* **Your task**:
Write out the data below exactly as given, without any of its pictures.

****

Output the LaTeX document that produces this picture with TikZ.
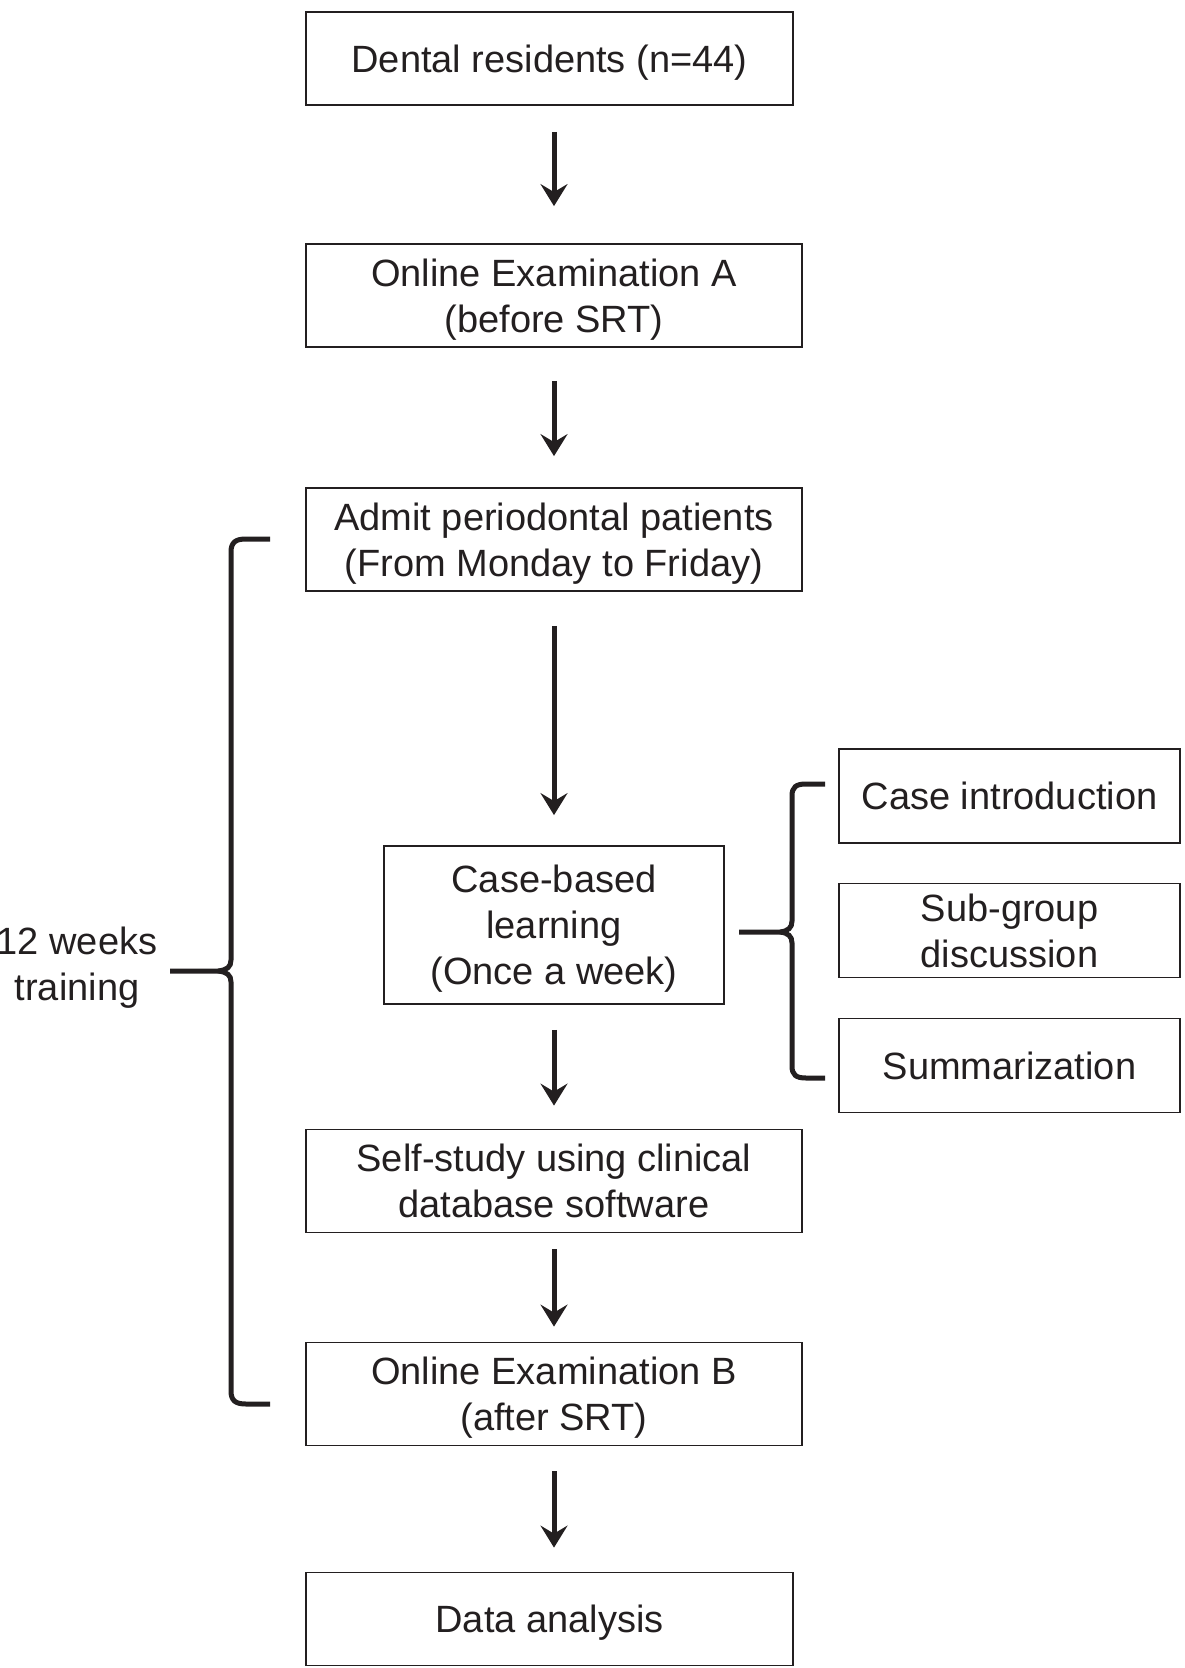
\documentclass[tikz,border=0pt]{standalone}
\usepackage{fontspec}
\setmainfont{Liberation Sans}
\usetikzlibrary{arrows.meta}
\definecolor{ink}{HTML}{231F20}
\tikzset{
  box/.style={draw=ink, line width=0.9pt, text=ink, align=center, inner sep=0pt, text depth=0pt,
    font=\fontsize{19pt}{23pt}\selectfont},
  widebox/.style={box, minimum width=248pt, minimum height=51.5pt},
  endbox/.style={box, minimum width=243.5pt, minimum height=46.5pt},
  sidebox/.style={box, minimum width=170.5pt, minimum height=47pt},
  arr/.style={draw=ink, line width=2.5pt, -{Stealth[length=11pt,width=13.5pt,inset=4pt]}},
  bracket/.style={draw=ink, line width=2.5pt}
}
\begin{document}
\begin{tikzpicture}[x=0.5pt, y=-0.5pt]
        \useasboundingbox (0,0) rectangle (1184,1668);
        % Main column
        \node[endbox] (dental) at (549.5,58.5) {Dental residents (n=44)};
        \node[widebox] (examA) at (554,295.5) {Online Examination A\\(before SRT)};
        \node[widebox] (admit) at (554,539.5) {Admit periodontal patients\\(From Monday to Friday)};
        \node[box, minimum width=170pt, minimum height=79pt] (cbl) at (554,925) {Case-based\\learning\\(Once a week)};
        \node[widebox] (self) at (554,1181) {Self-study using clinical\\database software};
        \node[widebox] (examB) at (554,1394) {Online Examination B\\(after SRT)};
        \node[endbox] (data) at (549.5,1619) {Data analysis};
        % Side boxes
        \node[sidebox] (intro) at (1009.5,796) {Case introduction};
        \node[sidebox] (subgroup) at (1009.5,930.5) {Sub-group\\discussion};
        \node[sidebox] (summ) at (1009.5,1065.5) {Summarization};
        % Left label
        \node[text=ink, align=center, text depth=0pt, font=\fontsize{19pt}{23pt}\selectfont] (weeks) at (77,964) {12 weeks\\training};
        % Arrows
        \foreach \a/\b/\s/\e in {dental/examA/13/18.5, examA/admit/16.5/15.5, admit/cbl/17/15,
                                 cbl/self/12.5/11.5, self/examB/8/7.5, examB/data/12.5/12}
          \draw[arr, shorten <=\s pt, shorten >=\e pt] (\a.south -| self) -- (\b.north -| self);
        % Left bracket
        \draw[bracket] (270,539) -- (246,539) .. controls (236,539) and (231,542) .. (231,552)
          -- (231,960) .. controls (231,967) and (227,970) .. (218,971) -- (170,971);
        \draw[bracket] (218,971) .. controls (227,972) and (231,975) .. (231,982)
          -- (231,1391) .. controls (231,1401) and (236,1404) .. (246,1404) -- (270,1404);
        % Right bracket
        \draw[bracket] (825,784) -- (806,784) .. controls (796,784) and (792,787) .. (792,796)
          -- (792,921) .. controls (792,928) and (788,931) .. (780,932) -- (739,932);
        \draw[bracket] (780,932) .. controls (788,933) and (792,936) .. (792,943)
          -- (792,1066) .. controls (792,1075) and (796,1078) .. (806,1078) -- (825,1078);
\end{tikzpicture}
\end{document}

****

* **Task answer**:
Output the LaTeX document that produces this picture with TikZ.
\documentclass[tikz,border=0pt]{standalone}
\usepackage{fontspec}
\setmainfont{Liberation Sans}
\usetikzlibrary{arrows.meta}
\definecolor{ink}{HTML}{231F20}
\tikzset{
  box/.style={draw=ink, line width=0.9pt, text=ink, align=center, inner sep=0pt, text depth=0pt,
    font=\fontsize{19pt}{23pt}\selectfont},
  widebox/.style={box, minimum width=248pt, minimum height=51.5pt},
  endbox/.style={box, minimum width=243.5pt, minimum height=46.5pt},
  sidebox/.style={box, minimum width=170.5pt, minimum height=47pt},
  arr/.style={draw=ink, line width=2.5pt, -{Stealth[length=11pt,width=13.5pt,inset=4pt]}},
  bracket/.style={draw=ink, line width=2.5pt}
}
\begin{document}
\begin{tikzpicture}[x=0.5pt, y=-0.5pt]
        \useasboundingbox (0,0) rectangle (1184,1668);
        % Main column
        \node[endbox] (dental) at (549.5,58.5) {Dental residents (n=44)};
        \node[widebox] (examA) at (554,295.5) {Online Examination A\\(before SRT)};
        \node[widebox] (admit) at (554,539.5) {Admit periodontal patients\\(From Monday to Friday)};
        \node[box, minimum width=170pt, minimum height=79pt] (cbl) at (554,925) {Case-based\\learning\\(Once a week)};
        \node[widebox] (self) at (554,1181) {Self-study using clinical\\database software};
        \node[widebox] (examB) at (554,1394) {Online Examination B\\(after SRT)};
        \node[endbox] (data) at (549.5,1619) {Data analysis};
        % Side boxes
        \node[sidebox] (intro) at (1009.5,796) {Case introduction};
        \node[sidebox] (subgroup) at (1009.5,930.5) {Sub-group\\discussion};
        \node[sidebox] (summ) at (1009.5,1065.5) {Summarization};
        % Left label
        \node[text=ink, align=center, text depth=0pt, font=\fontsize{19pt}{23pt}\selectfont] (weeks) at (77,964) {12 weeks\\training};
        % Arrows
        \foreach \a/\b/\s/\e in {dental/examA/13/18.5, examA/admit/16.5/15.5, admit/cbl/17/15,
                                 cbl/self/12.5/11.5, self/examB/8/7.5, examB/data/12.5/12}
          \draw[arr, shorten <=\s pt, shorten >=\e pt] (\a.south -| self) -- (\b.north -| self);
        % Left bracket
        \draw[bracket] (270,539) -- (246,539) .. controls (236,539) and (231,542) .. (231,552)
          -- (231,960) .. controls (231,967) and (227,970) .. (218,971) -- (170,971);
        \draw[bracket] (218,971) .. controls (227,972) and (231,975) .. (231,982)
          -- (231,1391) .. controls (231,1401) and (236,1404) .. (246,1404) -- (270,1404);
        % Right bracket
        \draw[bracket] (825,784) -- (806,784) .. controls (796,784) and (792,787) .. (792,796)
          -- (792,921) .. controls (792,928) and (788,931) .. (780,932) -- (739,932);
        \draw[bracket] (780,932) .. controls (788,933) and (792,936) .. (792,943)
          -- (792,1066) .. controls (792,1075) and (796,1078) .. (806,1078) -- (825,1078);
\end{tikzpicture}
\end{document}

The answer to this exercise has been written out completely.